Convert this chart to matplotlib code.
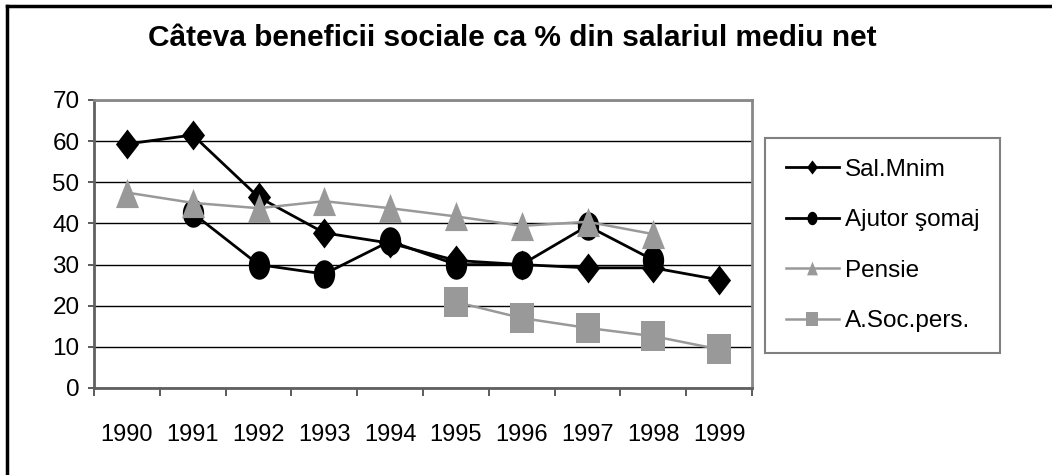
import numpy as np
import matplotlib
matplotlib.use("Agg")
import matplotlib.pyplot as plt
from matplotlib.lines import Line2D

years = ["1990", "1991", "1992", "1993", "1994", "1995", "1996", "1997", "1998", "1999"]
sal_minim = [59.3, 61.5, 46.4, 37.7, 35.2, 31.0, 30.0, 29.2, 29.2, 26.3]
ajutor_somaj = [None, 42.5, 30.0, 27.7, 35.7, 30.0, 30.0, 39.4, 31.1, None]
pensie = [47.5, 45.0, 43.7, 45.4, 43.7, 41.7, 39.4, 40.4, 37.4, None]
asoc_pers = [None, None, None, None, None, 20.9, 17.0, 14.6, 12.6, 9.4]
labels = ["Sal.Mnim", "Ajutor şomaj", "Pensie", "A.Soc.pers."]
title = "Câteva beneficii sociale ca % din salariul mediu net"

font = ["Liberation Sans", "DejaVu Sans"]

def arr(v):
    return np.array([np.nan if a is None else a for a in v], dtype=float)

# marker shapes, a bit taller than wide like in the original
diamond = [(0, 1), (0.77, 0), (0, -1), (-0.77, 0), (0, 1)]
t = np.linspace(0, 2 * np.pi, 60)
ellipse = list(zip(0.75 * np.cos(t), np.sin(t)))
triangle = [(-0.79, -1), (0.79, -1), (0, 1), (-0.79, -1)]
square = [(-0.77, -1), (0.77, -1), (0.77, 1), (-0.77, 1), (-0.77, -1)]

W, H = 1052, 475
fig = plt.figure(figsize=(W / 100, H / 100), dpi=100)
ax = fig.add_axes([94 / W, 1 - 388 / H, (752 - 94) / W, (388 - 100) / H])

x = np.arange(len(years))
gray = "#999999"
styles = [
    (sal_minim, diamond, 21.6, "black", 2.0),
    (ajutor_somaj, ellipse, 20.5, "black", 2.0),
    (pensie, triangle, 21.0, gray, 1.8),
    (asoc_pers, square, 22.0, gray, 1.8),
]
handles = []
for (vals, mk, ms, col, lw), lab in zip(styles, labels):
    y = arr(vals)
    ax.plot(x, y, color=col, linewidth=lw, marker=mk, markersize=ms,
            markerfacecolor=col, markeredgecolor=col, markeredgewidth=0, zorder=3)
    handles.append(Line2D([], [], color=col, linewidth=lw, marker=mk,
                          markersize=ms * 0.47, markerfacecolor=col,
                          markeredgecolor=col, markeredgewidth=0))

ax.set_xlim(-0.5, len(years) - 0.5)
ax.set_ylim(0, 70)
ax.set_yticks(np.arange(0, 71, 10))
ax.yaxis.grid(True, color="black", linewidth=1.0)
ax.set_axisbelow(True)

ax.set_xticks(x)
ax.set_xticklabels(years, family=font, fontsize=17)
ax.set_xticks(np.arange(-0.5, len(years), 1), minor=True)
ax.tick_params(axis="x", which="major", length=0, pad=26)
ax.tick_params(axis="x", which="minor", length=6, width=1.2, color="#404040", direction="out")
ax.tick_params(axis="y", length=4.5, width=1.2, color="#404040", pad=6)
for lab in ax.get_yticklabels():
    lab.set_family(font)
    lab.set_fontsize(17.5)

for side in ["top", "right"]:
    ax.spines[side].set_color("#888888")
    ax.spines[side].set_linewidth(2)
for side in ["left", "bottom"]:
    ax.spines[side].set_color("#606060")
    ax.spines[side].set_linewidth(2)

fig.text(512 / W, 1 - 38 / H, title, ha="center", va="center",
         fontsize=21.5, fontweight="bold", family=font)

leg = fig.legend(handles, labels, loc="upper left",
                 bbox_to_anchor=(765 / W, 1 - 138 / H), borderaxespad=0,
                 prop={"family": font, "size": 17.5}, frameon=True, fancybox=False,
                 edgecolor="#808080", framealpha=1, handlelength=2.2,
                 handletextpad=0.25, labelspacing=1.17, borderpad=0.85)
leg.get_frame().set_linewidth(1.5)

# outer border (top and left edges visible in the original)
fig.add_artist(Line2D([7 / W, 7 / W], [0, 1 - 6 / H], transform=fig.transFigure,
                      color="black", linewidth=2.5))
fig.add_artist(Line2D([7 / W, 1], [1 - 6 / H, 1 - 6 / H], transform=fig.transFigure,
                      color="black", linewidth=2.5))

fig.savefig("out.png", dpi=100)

**SHORT EXERCISE**
Print the complete listing exactly, apart from any pictures.

**CORRECT ANSWER**
Convert this chart to matplotlib code.
import numpy as np
import matplotlib
matplotlib.use("Agg")
import matplotlib.pyplot as plt
from matplotlib.lines import Line2D

years = ["1990", "1991", "1992", "1993", "1994", "1995", "1996", "1997", "1998", "1999"]
sal_minim = [59.3, 61.5, 46.4, 37.7, 35.2, 31.0, 30.0, 29.2, 29.2, 26.3]
ajutor_somaj = [None, 42.5, 30.0, 27.7, 35.7, 30.0, 30.0, 39.4, 31.1, None]
pensie = [47.5, 45.0, 43.7, 45.4, 43.7, 41.7, 39.4, 40.4, 37.4, None]
asoc_pers = [None, None, None, None, None, 20.9, 17.0, 14.6, 12.6, 9.4]
labels = ["Sal.Mnim", "Ajutor şomaj", "Pensie", "A.Soc.pers."]
title = "Câteva beneficii sociale ca % din salariul mediu net"

font = ["Liberation Sans", "DejaVu Sans"]

def arr(v):
    return np.array([np.nan if a is None else a for a in v], dtype=float)

# marker shapes, a bit taller than wide like in the original
diamond = [(0, 1), (0.77, 0), (0, -1), (-0.77, 0), (0, 1)]
t = np.linspace(0, 2 * np.pi, 60)
ellipse = list(zip(0.75 * np.cos(t), np.sin(t)))
triangle = [(-0.79, -1), (0.79, -1), (0, 1), (-0.79, -1)]
square = [(-0.77, -1), (0.77, -1), (0.77, 1), (-0.77, 1), (-0.77, -1)]

W, H = 1052, 475
fig = plt.figure(figsize=(W / 100, H / 100), dpi=100)
ax = fig.add_axes([94 / W, 1 - 388 / H, (752 - 94) / W, (388 - 100) / H])

x = np.arange(len(years))
gray = "#999999"
styles = [
    (sal_minim, diamond, 21.6, "black", 2.0),
    (ajutor_somaj, ellipse, 20.5, "black", 2.0),
    (pensie, triangle, 21.0, gray, 1.8),
    (asoc_pers, square, 22.0, gray, 1.8),
]
handles = []
for (vals, mk, ms, col, lw), lab in zip(styles, labels):
    y = arr(vals)
    ax.plot(x, y, color=col, linewidth=lw, marker=mk, markersize=ms,
            markerfacecolor=col, markeredgecolor=col, markeredgewidth=0, zorder=3)
    handles.append(Line2D([], [], color=col, linewidth=lw, marker=mk,
                          markersize=ms * 0.47, markerfacecolor=col,
                          markeredgecolor=col, markeredgewidth=0))

ax.set_xlim(-0.5, len(years) - 0.5)
ax.set_ylim(0, 70)
ax.set_yticks(np.arange(0, 71, 10))
ax.yaxis.grid(True, color="black", linewidth=1.0)
ax.set_axisbelow(True)

ax.set_xticks(x)
ax.set_xticklabels(years, family=font, fontsize=17)
ax.set_xticks(np.arange(-0.5, len(years), 1), minor=True)
ax.tick_params(axis="x", which="major", length=0, pad=26)
ax.tick_params(axis="x", which="minor", length=6, width=1.2, color="#404040", direction="out")
ax.tick_params(axis="y", length=4.5, width=1.2, color="#404040", pad=6)
for lab in ax.get_yticklabels():
    lab.set_family(font)
    lab.set_fontsize(17.5)

for side in ["top", "right"]:
    ax.spines[side].set_color("#888888")
    ax.spines[side].set_linewidth(2)
for side in ["left", "bottom"]:
    ax.spines[side].set_color("#606060")
    ax.spines[side].set_linewidth(2)

fig.text(512 / W, 1 - 38 / H, title, ha="center", va="center",
         fontsize=21.5, fontweight="bold", family=font)

leg = fig.legend(handles, labels, loc="upper left",
                 bbox_to_anchor=(765 / W, 1 - 138 / H), borderaxespad=0,
                 prop={"family": font, "size": 17.5}, frameon=True, fancybox=False,
                 edgecolor="#808080", framealpha=1, handlelength=2.2,
                 handletextpad=0.25, labelspacing=1.17, borderpad=0.85)
leg.get_frame().set_linewidth(1.5)

# outer border (top and left edges visible in the original)
fig.add_artist(Line2D([7 / W, 7 / W], [0, 1 - 6 / H], transform=fig.transFigure,
                      color="black", linewidth=2.5))
fig.add_artist(Line2D([7 / W, 1], [1 - 6 / H, 1 - 6 / H], transform=fig.transFigure,
                      color="black", linewidth=2.5))

fig.savefig("out.png", dpi=100)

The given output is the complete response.